Amanda Robin, a PhD student in ecology and evolutionary biology at UCLA, received a 2019 Mary Bowerman Science and Research Program grant to study squirrels, their burrows, and their behavior underground.
Building Burrows: Does It Give Squirrels an Advantage?
California ground squirrels (Otospermophilus beecheyi) modify their environment by constructing burrows. Their construction activity increases biodiversity and habitat heterogeneity in the areas they inhabit across California.
Amanda says, “Despite our knowledge of their influence on community structure, we currently know little about how the use of these environmental modifications differs among individual squirrels and the extent to which this variation influences the evolutionary fitness of individual squirrels.”

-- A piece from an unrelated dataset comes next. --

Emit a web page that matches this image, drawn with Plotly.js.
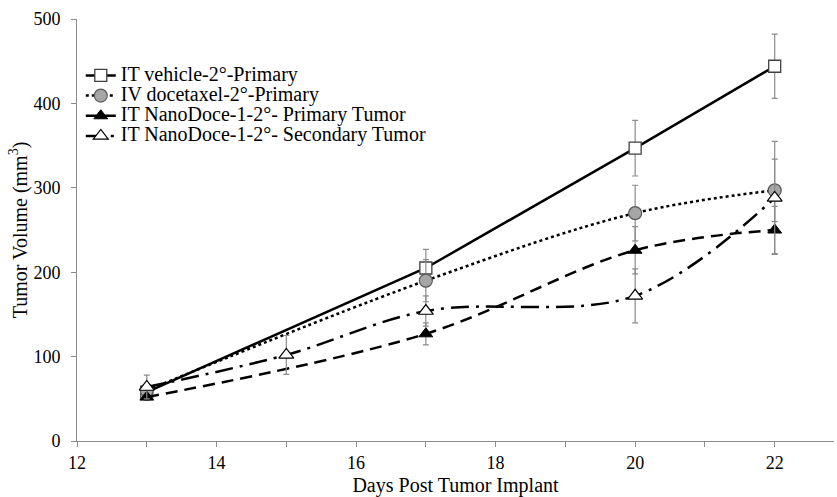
<!DOCTYPE html>
<html>
<head>
<meta charset="utf-8">
<script src="https://cdn.plot.ly/plotly-3.0.1.min.js"></script>
<style>html,body{margin:0;padding:0;background:#fff;}#chart{width:837px;height:497px;}</style>
</head>
<body>
<div id="chart"></div>
<script>
const seriesNames = ["IT vehicle-2°-Primary", "IV docetaxel-2°-Primary", "IT NanoDoce-1-2°- Primary Tumor", "IT NanoDoce-1-2°- Secondary Tumor"];
const daysMain = [13, 17, 20, 22];
const daysSecondary = [13, 15, 17, 20, 22];
const vehicleY = [58, 205, 347, 444];
const vehicleErr = [5, 22, 33, 38];
const docetaxelY = [60, 190, 270, 297];
const docetaxelErr = [5, 25, 33, 37];
const nanoPrimaryY = [52, 127, 226, 250];
const nanoPrimaryErr = [4, 13, 28, 28];
const nanoSecondaryY = [64, 102, 154, 172, 288];
const nanoSecondaryErr = [14, 23, 18, 32, 67];
const xTickVals = [12, 14, 16, 18, 20, 22];
const yTickVals = [0, 100, 200, 300, 400, 500];

const errStyle = (arr) => ({type: 'data', array: arr, visible: true, color: '#8c8c8c', thickness: 1.2, width: 3});
const legName = (s) => '<span style="font-size:20px">' + s + '</span>';

const traces = [
  {x: daysMain, y: vehicleY, name: legName(seriesNames[0]), mode: 'lines+markers', error_y: errStyle(vehicleErr),
   line: {color: '#000', width: 2.5, dash: 'solid'},
   marker: {symbol: 'square', size: 12, color: '#fff', line: {color: '#404040', width: 1.3}}},
  {x: daysMain, y: docetaxelY, name: legName(seriesNames[1]), mode: 'lines+markers', error_y: errStyle(docetaxelErr),
   line: {color: '#000', width: 2.5, dash: 'dot', shape: 'spline', smoothing: 1},
   marker: {symbol: 'circle', size: 13, color: '#a6a6a6', line: {color: '#595959', width: 1.2}}},
  {x: daysMain, y: nanoPrimaryY, name: legName(seriesNames[2]), mode: 'lines+markers', error_y: errStyle(nanoPrimaryErr),
   line: {color: '#000', width: 2.5, dash: '12px,7px', shape: 'spline', smoothing: 1},
   marker: {symbol: 'triangle-up', size: 12, color: '#000', line: {color: '#000', width: 1}}},
  {x: daysSecondary, y: nanoSecondaryY, name: legName(seriesNames[3]), mode: 'lines+markers', error_y: errStyle(nanoSecondaryErr),
   line: {color: '#000', width: 2.5, dash: '18px,7px,3px,7px', shape: 'spline', smoothing: 1},
   marker: {symbol: 'triangle-up', size: 13, color: '#fff', line: {color: '#000', width: 1.2}}}
];

const layout = {
  width: 837, height: 497,
  margin: {l: 77, r: 3, t: 19, b: 56},
  paper_bgcolor: '#fff', plot_bgcolor: '#fff',
  font: {family: 'Liberation Serif, Times New Roman, serif', size: 17, color: '#000'},
  showlegend: true,
  legend: {x: 0.005, y: 0.902, xanchor: 'left', yanchor: 'top', bgcolor: 'rgba(0,0,0,0)',
           font: {family: 'Liberation Serif, serif', size: 13.2, color: '#000'}, itemwidth: 30, tracegroupgap: 0},
  xaxis: {range: [12, 22.85], tickvals: xTickVals, ticks: 'outside', ticklen: 5, tickcolor: '#8c8c8c', tickwidth: 1,
          minor: {dtick: 1, tick0: 12, ticks: 'outside', ticklen: 5, tickcolor: '#8c8c8c', tickwidth: 1},
          showline: true, linecolor: '#8c8c8c', linewidth: 1, showgrid: false, zeroline: false,
          tickfont: {size: 18}, title: {text: 'Days Post Tumor Implant', font: {size: 20}, standoff: 7}},
  yaxis: {range: [0, 500], tickvals: yTickVals, ticks: 'outside', ticklen: 5, tickcolor: '#8c8c8c', tickwidth: 1,
          ticklabelstandoff: 7,
          showline: true, linecolor: '#8c8c8c', linewidth: 1, showgrid: false, zeroline: false,
          tickfont: {size: 18}, title: {text: 'Tumor Volume (mm<sup>3</sup>)', font: {size: 20}, standoff: 0}}
};

Plotly.newPlot('chart', traces, layout, {displayModeBar: false, staticPlot: true});
</script>
</body>
</html>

Visualizing Underground Burrows and How Squirrels Use Them
Amanda’s project aims to test the extended phenotype hypothesis, which predicts that natural selection should favor the capacity for animals to construct built spaces to enhance their fitness.
To study this, she and Dr. Jennifer E. Smith, a Professor at Mills College, as well as other students in Dr. Smith’s lab, are working on creating a detailed three-dimensional visualization of the underground burrow structures and characterizing their use by different squirrels.
Squirrel Collars: Collecting High-Resolution Data
They deployed multi-sensor monitoring collars on squirrels that were fit with accelerometers, magnetometers, and gyroscopes. Each collar collects high-resolution movement data at speeds of 100 data points per minute.
These motion data are currently being paired with detailed observations of individuals to create a computer model that can recognize behaviors using the movement data without human observation to uncover a more detailed picture of ground squirrel activity patterns.
Burrow use of these subjects will be tracked using existing radio-frequency identification antennas as a part of an existing long-term study at Briones Regional Park in northern California. They plan to integrate the sensory information to infer the underground paths taken by individual squirrels and to characterize their behavioral budgets.
Together, these data will yield new insights into the secret lives of these ecosystem engineers and into the fitness consequences of built-spaces on mammals in nature.